The movement was 'launched'
in October 1968 by the group exhibition 'Earthworks' at the Dawn
Gallery in New York. In February, 1969, Willoughby Sharp curated the historic "Earth
Art" exhibition at the Andrew Dickson White Museum of Art at Cornell
University, Ithaca New York. Perhaps the best known artist who worked in
this genre was the American Robert Smithson whose 1968 essay "The Sedimentation
of the Mind: Earth Projects" provided a critical framework for the
movement as a reaction to the disengagement of Modernism from social issues
as represented by the critic Clement Greenberg.
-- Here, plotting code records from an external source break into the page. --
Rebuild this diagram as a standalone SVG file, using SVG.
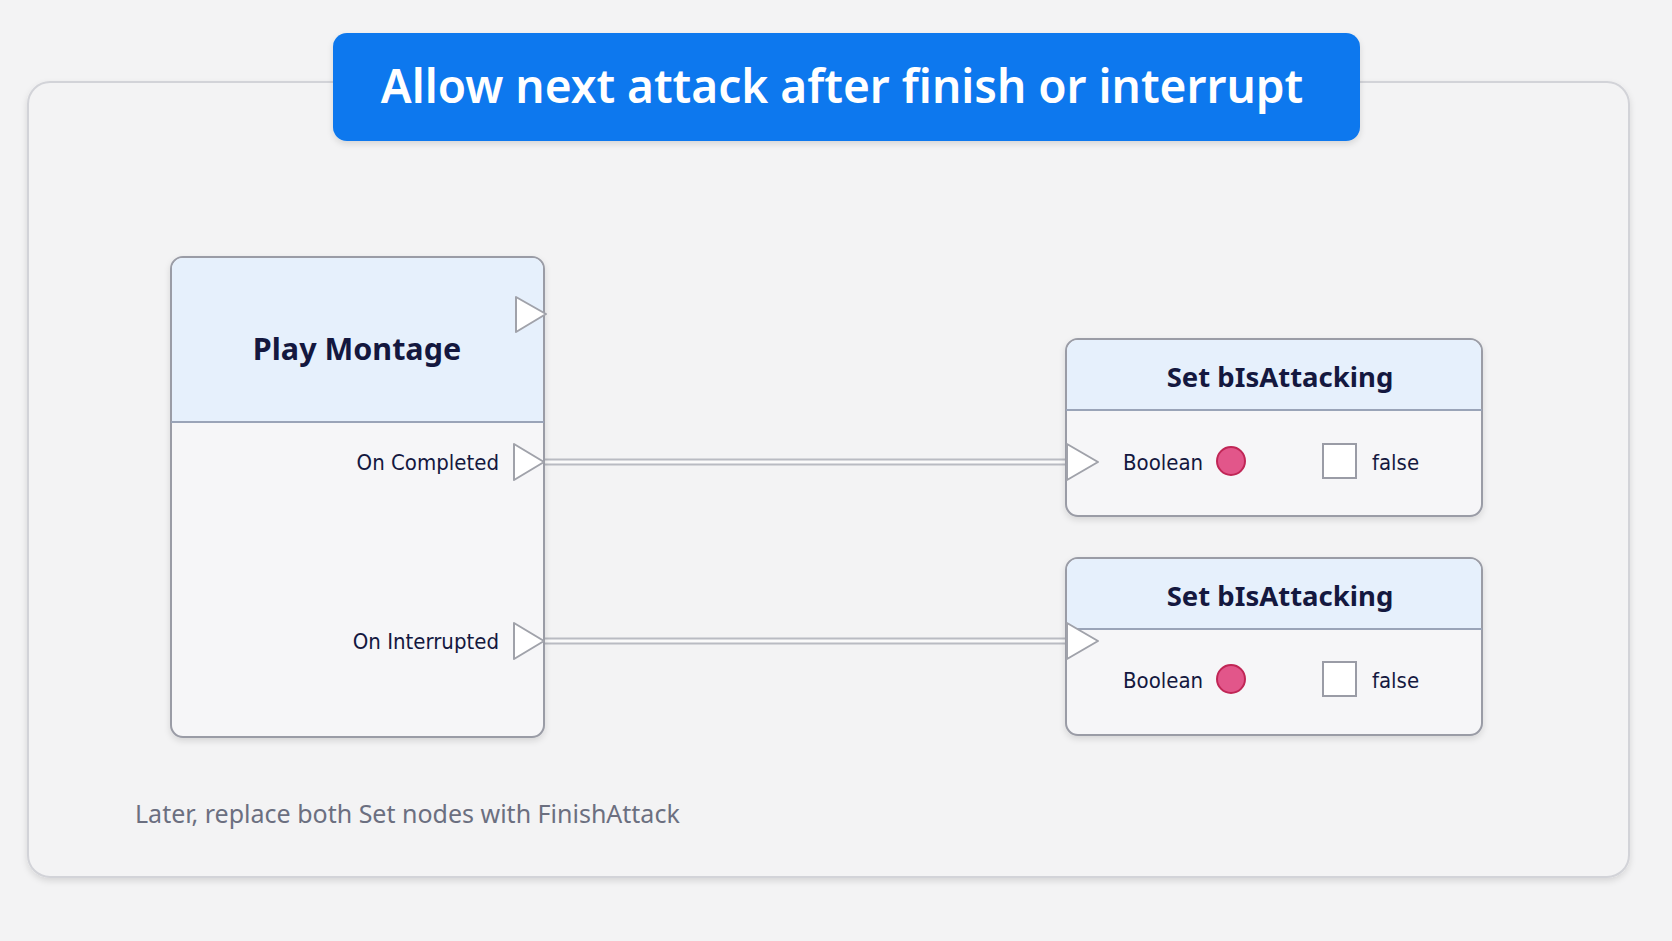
<svg xmlns="http://www.w3.org/2000/svg" width="1672" height="941" viewBox="0 0 1672 941">
<defs>
<style>
.node{fill:#f6f6f8;stroke:#9a9ca6;stroke-width:2}
.hdr{fill:#e6f0fc}
.sep{stroke:#9aa4b8;stroke-width:2}
.pin{fill:#fff;stroke:#a0a2aa;stroke-width:2;stroke-linejoin:round}
.t{font-family:"Noto Sans","Liberation Sans",sans-serif;fill:#14183f}
.c{font-family:"DejaVu Sans Condensed","Liberation Sans Narrow","Liberation Sans",sans-serif;font-stretch:condensed;fill:#14183f;font-size:22px}
.wire{fill:none;stroke:#b9bbc2;stroke-width:7}
.wire2{fill:none;stroke:#fafafa;stroke-width:3}
.dot{fill:#e2568a;stroke:#c02656;stroke-width:2}
.box{fill:#fff;stroke:#9a9ca6;stroke-width:2}
</style>
<filter id="sh" x="-10%" y="-10%" width="120%" height="130%"><feDropShadow dx="0" dy="3" stdDeviation="3" flood-color="#000" flood-opacity="0.12"/></filter>
</defs>
<rect width="1672" height="941" fill="#f3f3f4"/>
<rect x="28" y="82" width="1601" height="795" rx="22" fill="#f3f3f4" stroke="#d2d3d8" stroke-width="2" filter="url(#sh)"/>
<g id="title">
<rect x="333" y="33" width="1027" height="108" rx="14" fill="#0a78ee" filter="url(#sh)"/>
<text x="842" y="103" text-anchor="middle" font-family="Noto Sans,Liberation Sans,sans-serif" font-weight="600" font-size="46" fill="#fff">Allow next attack after finish or interrupt</text>
</g>
<g id="connectors">
<path class="wire" d="M544 462H1068M544 641H1068"/>
<path class="wire2" d="M544 462H1068M544 641H1068"/>
</g>
<g id="playMontage">
<rect class="node" x="171" y="257" width="373" height="480" rx="12" filter="url(#sh)"/>
<path class="hdr" d="M172 422V269a11 11 0 0 1 11-11h349a11 11 0 0 1 11 11V422z"/>
<line class="sep" x1="171" y1="422" x2="544" y2="422"/>
<text class="t" x="357" y="360" text-anchor="middle" font-size="30.5" font-weight="700">Play Montage</text>
<path class="pin" d="M516 297l30 17l-30 18z"/>
<text class="c" x="499" y="470" text-anchor="end">On Completed</text>
<path class="pin" d="M514 444l30 18l-30 18z"/>
<text class="c" x="499" y="649" text-anchor="end">On Interrupted</text>
<path class="pin" d="M514 623l30 18l-30 18z"/>
</g>
<g id="set1">
<rect class="node" x="1066" y="339" width="416" height="177" rx="12" filter="url(#sh)"/>
<path class="hdr" d="M1067 410V351a11 11 0 0 1 11-11h392a11 11 0 0 1 11 11V410z"/>
<line class="sep" x1="1066" y1="410" x2="1482" y2="410"/>
<text class="t" x="1280" y="387" text-anchor="middle" font-size="27.5" font-weight="700">Set bIsAttacking</text>
<path class="pin" d="M1067 444l31 18l-31 18z"/>
<text class="c" x="1123" y="470">Boolean</text>
<circle class="dot" cx="1231" cy="461" r="14"/>
<rect class="box" x="1323" y="444" width="33" height="34"/>
<text class="c" x="1372" y="470">false</text>
</g>
<g id="set2">
<rect class="node" x="1066" y="558" width="416" height="177" rx="12" filter="url(#sh)"/>
<path class="hdr" d="M1067 629V570a11 11 0 0 1 11-11h392a11 11 0 0 1 11 11V629z"/>
<line class="sep" x1="1066" y1="629" x2="1482" y2="629"/>
<text class="t" x="1280" y="606" text-anchor="middle" font-size="27.5" font-weight="700">Set bIsAttacking</text>
<path class="pin" d="M1067 623l31 18l-31 18z"/>
<text class="c" x="1123" y="688">Boolean</text>
<circle class="dot" cx="1231" cy="679" r="14"/>
<rect class="box" x="1323" y="662" width="33" height="34"/>
<text class="c" x="1372" y="688">false</text>
</g>
<text x="135" y="823" font-family="Noto Sans,Liberation Sans,sans-serif" font-size="25" fill="#6b6f80">Later, replace both Set nodes with FinishAttack</text>
</svg>
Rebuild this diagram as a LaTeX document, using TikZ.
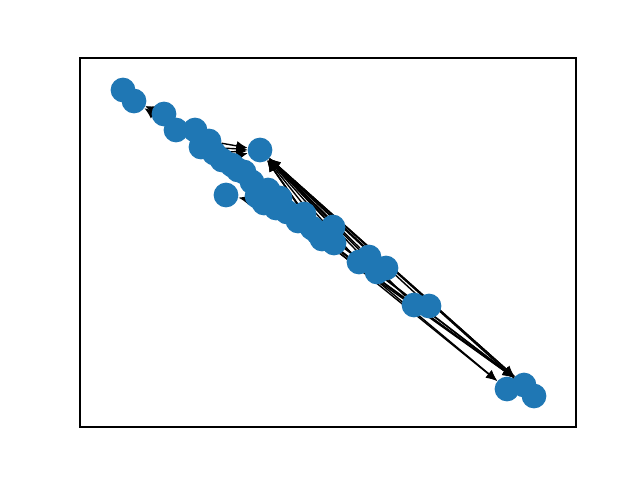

His best known piece, and
probably the most famous piece of all land art, is Spiral Jetty (1970),
for which Smithson arranged rock, earth and algae so as to form a long (1500
feet) spiral-shape jetty protruding into Great Salt Lake in Utah. How much
of the work, if any, is visible is dependent on the fluctuating water levels.
Since its creation, the work has been completely covered, and then uncovered
again, by water.
Smithson's Gravel Mirror with Cracks and Dust
(1968) is an example of land art existing in a gallery space rather than
in the natural environment. It consists of a pile of gravel by the side
of a partially mirrored gallery wall. In its simplicity of form and concentration
on the materials themselves, this and other pieces of land art have an affinity
with minimalism. There is also a relationship to Arte Povera in the use
of materials traditionally considered "unartistic" or "worthless".
Land artists have tended to be American, with other prominent artists
in this field including Nancy Holt, Walter De Maria, Hans Haacke, Alice
Aycock, Dennis Oppenheim, Michael Heizer, Alan Sonfist, and James Turrell.
Turrell began work in 1972 on possibly the largest piece of land art thus
far, reshaping the earth surrounding the extinct Roden Crater volcano in
Arizona. Perhaps the most prominent non-American land artists are the British
Richard Long and Andy Goldsworthy. Some projects by the artist Christo (who
is famous for wrapping monuments, buildings and landscapes in fabric) have
also been considered land art by some, though the artist himself considers
this incorrect, as explained on his web page. Joseph Beuys' concept
of 'social sculpture' influenced 'Land art and his 'Eichen'
project of 1972 to plant 1000 Oak trees has many similarities to 'Land
art processes.
Land artists in America relied mostly on wealthy patrons
and private foundations to fund their often costly projects. With the sudden
economic down turn of the mid 1970s funds from these sources largely dried
up. With the death of Smithson in a plane crash in 1973 the movement lost
its figurehead and petered out. Turrell continues to work on the Roden Crater
project. In most respects 'Land art' has become part of mainstream
Public Art.
In 1998 a group of artists started in Amsterdam (The
Netherlands) a project called Indoor Land Art Programme - ILAP, and had
shows all over Europe.
One particularly unusual example of land art
is the well known Marree Man in South Australia which is both the largest,
and unique because, despite this, it came into being without any witnesses
whatsoever to its presumably extensive creation activity and no artist(s)
have either laid claim to the work or ever been identified!"